How hard a company or group of organisations will push into a market, depends mostly on something called the TAM. The Total Available/Addressable Market. In other words, “How much spending money is there in this new area?” is a question that needs to be answered, accurately, before a sales push can begin. Africa Fashion was impressed with the figure $31 Billion. Are you?

Although there are 55 different countries in the continent of Africa, as a region it is divided general by the Saharan dessert. The word itself means ‘Great Dessert’ in Arabic. It is the largest hot dessert in the world, covers more than 9 million square kilometres and it has formed a natural barrier to easy passage between north and south for as long as there have been people looking to trade with their neighbours.

When we say sub-Saharan Africa, we are generally talking about the lush parts of Africa – the countries with the most green foliage.
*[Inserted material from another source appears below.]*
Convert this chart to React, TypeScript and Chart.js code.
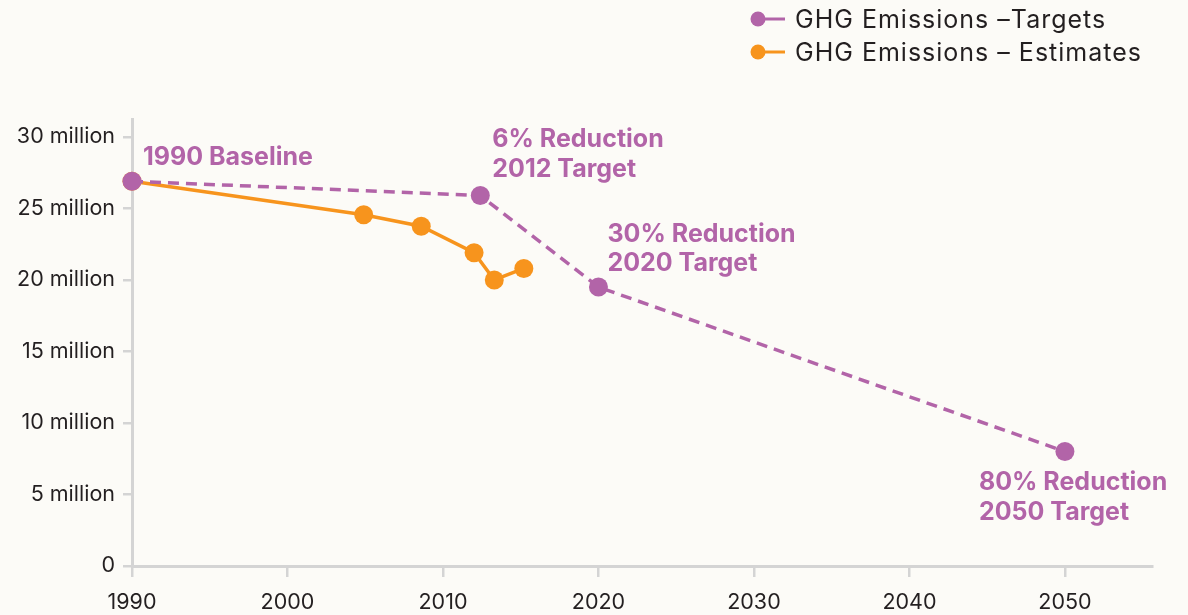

While North Africa had a natural set of trading partners into Europe and Asia, sub-Saharan Africa relied more on trade that came around from the coastal states and then in-land.

This region includes the home of Kente and the economic power that is South Africa.

Euromonitor-Sub-Saharan-Africa-Fashion-Kente-Weaving

Now, in 2015, we find that improvements to infrastructure and agriculture – alongside huge resource discoveries like oil in Angola – are driving the sub-Saharan economies. Everyone on the planet has some interest in fashion, but when countries experience this kind of regional growth – so the spend on fashion increases drastically.

At the same time, African brands are working hard to (a) bring production into their own countries and (b) to increase the quality and brand perception – to ensure local goods are valued higher than those from China and India. Many African brands are now targeting a 75:25 ration of ‘home grown/developed’ products Vs cheap imports.

Euromonitor is a specialist market intelligence company that produces around 17,000 individual reports every year. Its most recent study of the size of the fashion market in sub-Saharan African puts the opportunity over the next 12 months at around $31 billion – with huge department stores like Woolworths leading the charge.

That’s a huge TAM in anyone’s book – and it’s certain to drive interest in Africa fashion across the globe.